Chaque année, les quartiers de Kreuzberg et Neukölln deviennent le théâtre de tensions politiques où s’entremêlent luttes sociales, revendications internationales et stratégies policières millimétrées.


Il est à peine dix-sept heures, mais le ciel de Kreuzberg s’assombrit déjà. Dans les rues, des chants résonnent, des fumigènes colorent l’air, et les pas martèlent l’asphalte avec la régularité d’un cœur battant trop vite. Le 1er mai à Berlin n’a rien d’une fête du travail apaisée. Ici, c’est un théâtre de revendications, d’histoire, de fractures sociales — et parfois, de dérapages.
Depuis plus de trente ans, les rues de Berlin s’embrasent le 1er mai
Historiquement, les manifestations du 1er mai à Berlin sont marquées par une intensité particulière. Depuis 1987, la « Révolutionäre 1. Mai Demonstration » rassemble chaque année plusieurs milliers de militants de gauche et d’extrême gauche. Kreuzberg, puis Neukölln, deviennent alors les scènes d’affrontements violents entre manifestants et forces de l’ordre, avec voitures incendiées et vitrines brisées. Entre les années 1980 et 2000, le 1er mai est associé à un climat quasi-insurrectionnel.
Une stratégie policière repensée
Depuis une dizaine d'années, un tournant s’opère dans la gestion de ces manifestations. L’Allemagne a misé sur une stratégie de désescalade. À Berlin, les forces de l’ordre privilégient la communication en amont et sur le terrain. La formation commence dès l’académie : on apprend à ne pas être provocant, explique un policier dans un entretien accordé à la RTS. Des "gestionnaires de conflit" patrouillent, les drones sont surveillés, et des canons à eau stationnés — moins pour intervenir que pour dissuader.
Des tensions latentes, des angles morts
En 2024, malgré une participation massive (plus de 12 000 personnes), aucune scène de destruction massive n’a été recensée. Pourtant, la tension demeure. Cette année encore, le parcours traverse la Sonnenallee, un quartier à forte population immigrée. La situation au Moyen-Orient, l’arrestation de figures politiques controversées comme Daniela Klette, ou encore les tensions sociales nourrissent les slogans cette année.
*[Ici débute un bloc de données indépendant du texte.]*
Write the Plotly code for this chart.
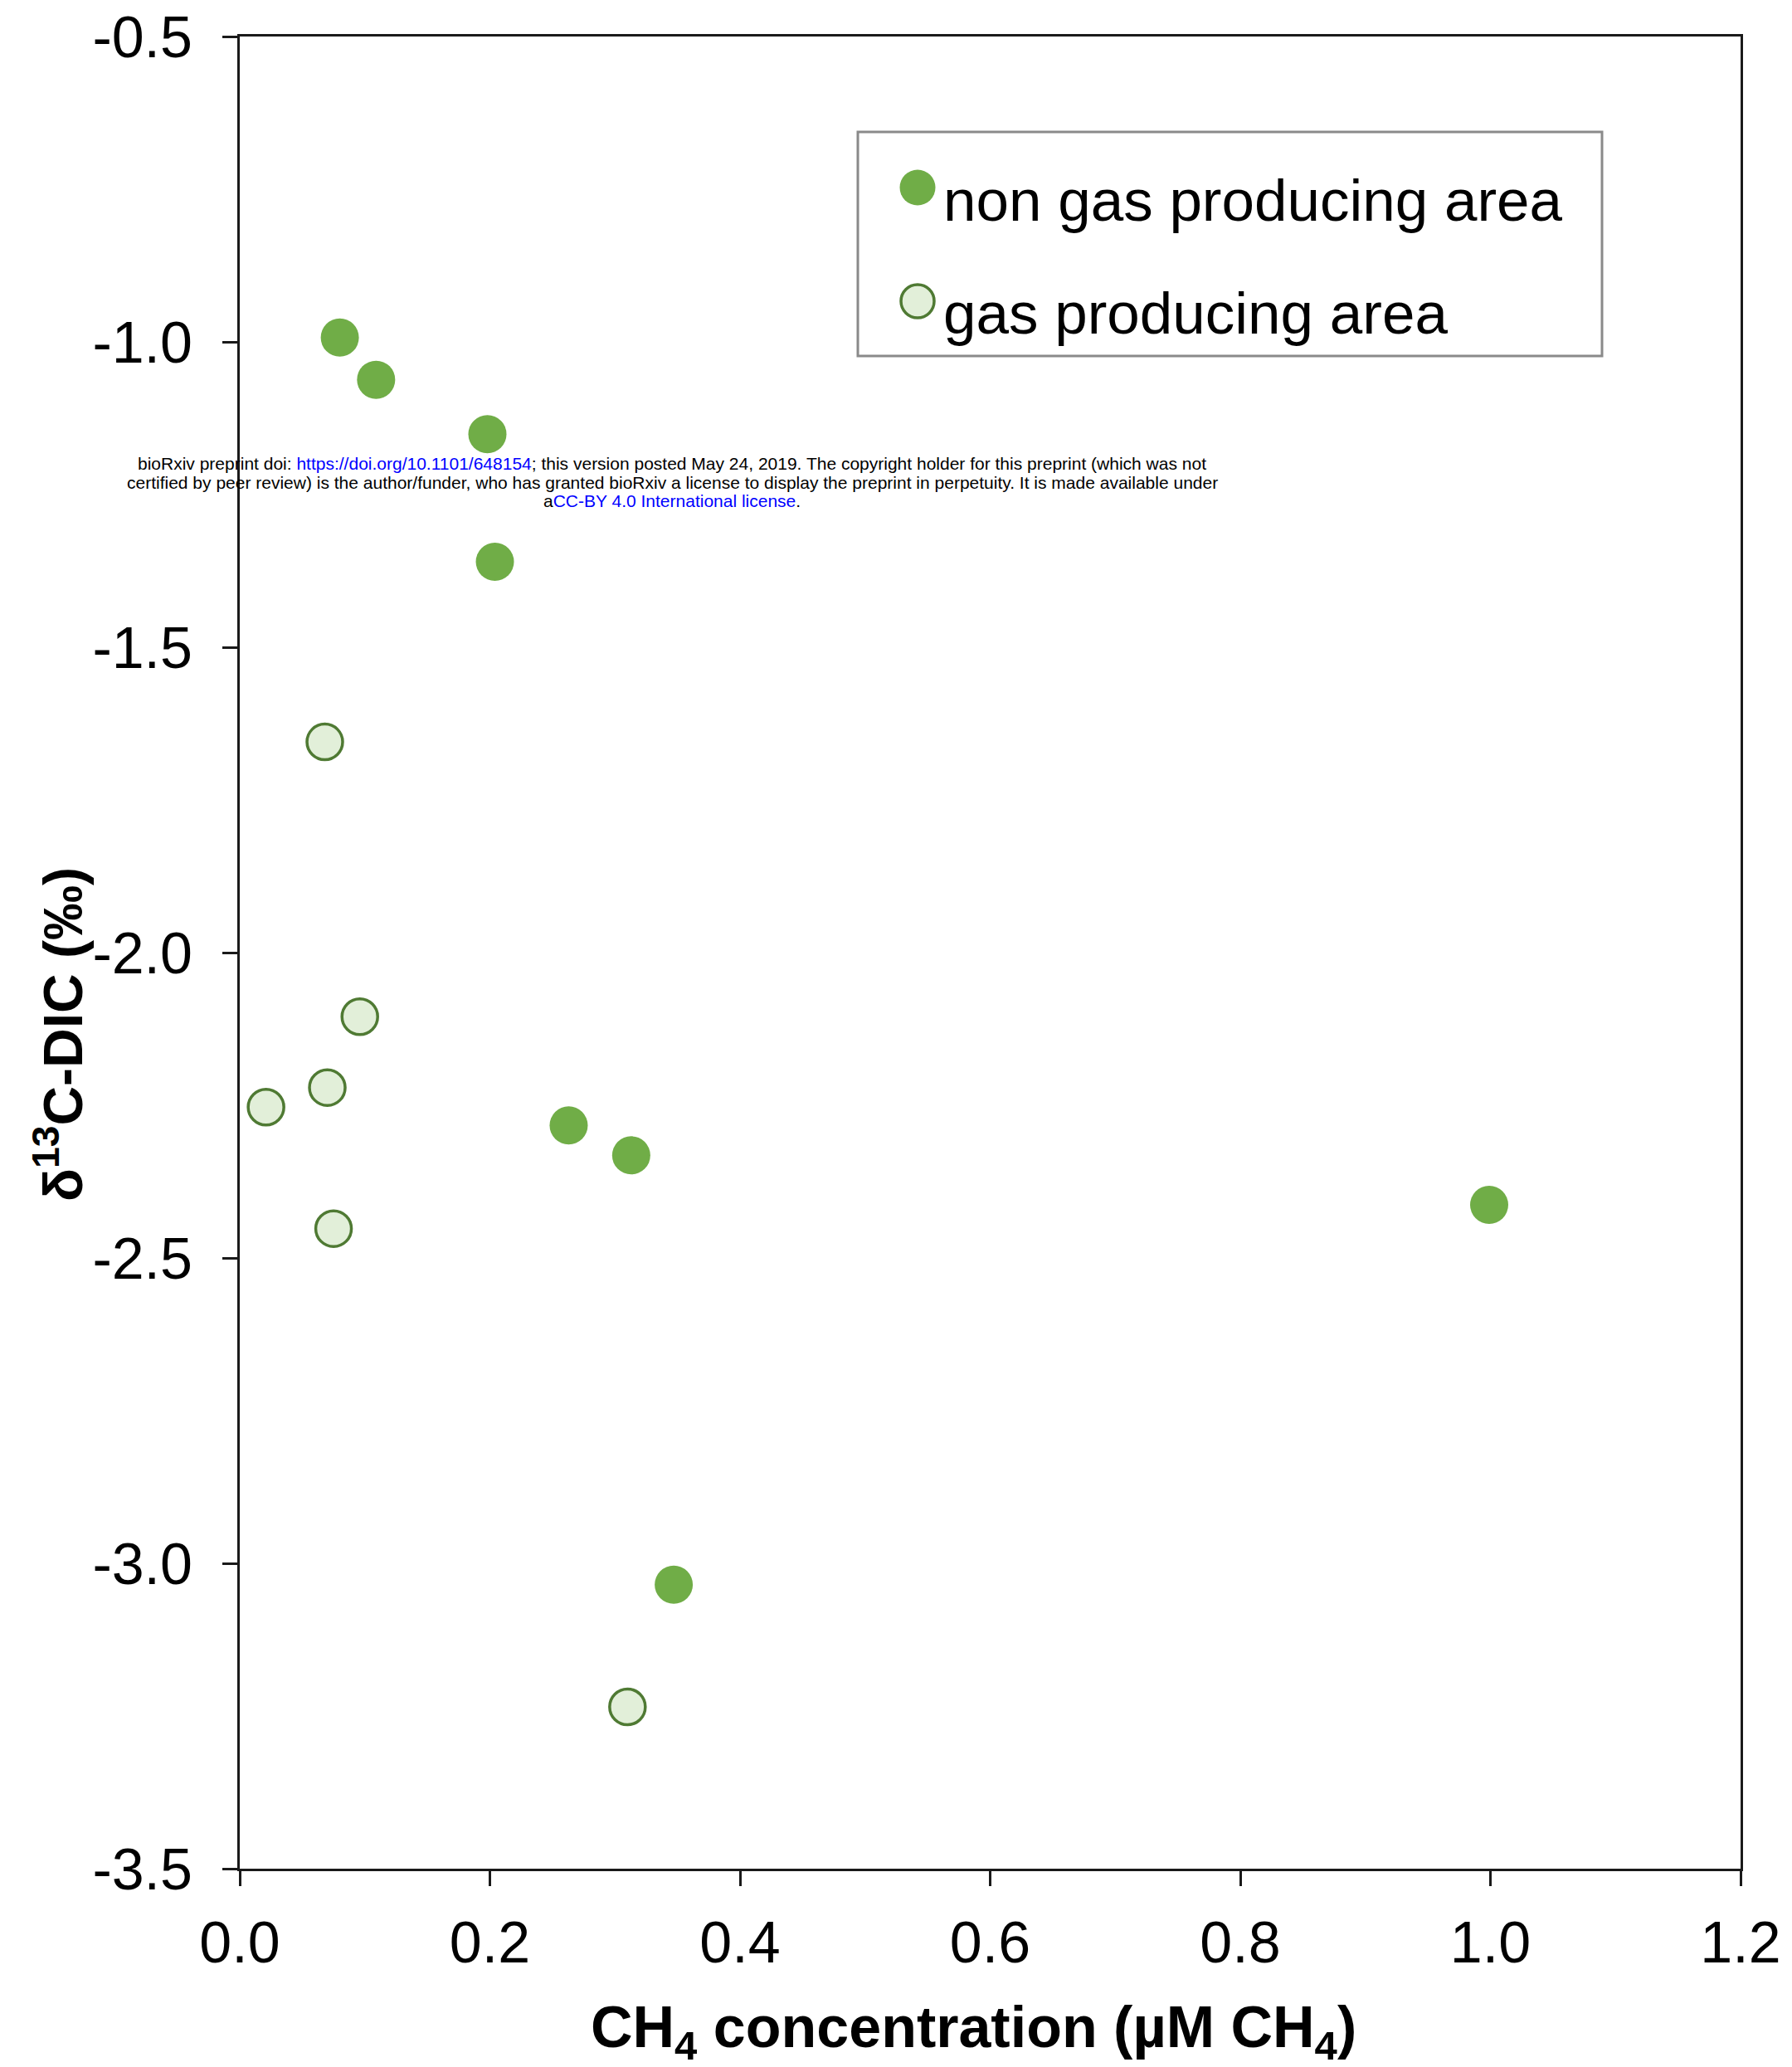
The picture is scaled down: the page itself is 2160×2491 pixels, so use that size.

Si la menace d’émeutes d’extrême gauche monopolise les discours médiatiques, un autre angle reste étrangement absent : la montée des manifestations d’extrême droite. À Gera, en Thuringe, un cortège néo-nazi est annoncé pour le 1er mai 2025. Un paradoxe glaçant dans un pays où la fête du travail fut jadis instrumentalisée par le régime nazi. Pourquoi si peu de médias abordent cette présence ? Ce silence interroge, à l’heure où l’Allemagne est confrontée à une résurgence de l’extrême droite dans l’espace public et dans ses urnes.
Cette année les autorités ne prévoient pas d’émeutes massives ou trop destructrices à Berlin et en Allemagne. Mais entre radicalisation, instrumentalisation politique et oublis volontaires, le 1er mai reste un thermomètre des tensions allemandes. À chacun, alors, de rester vigilant.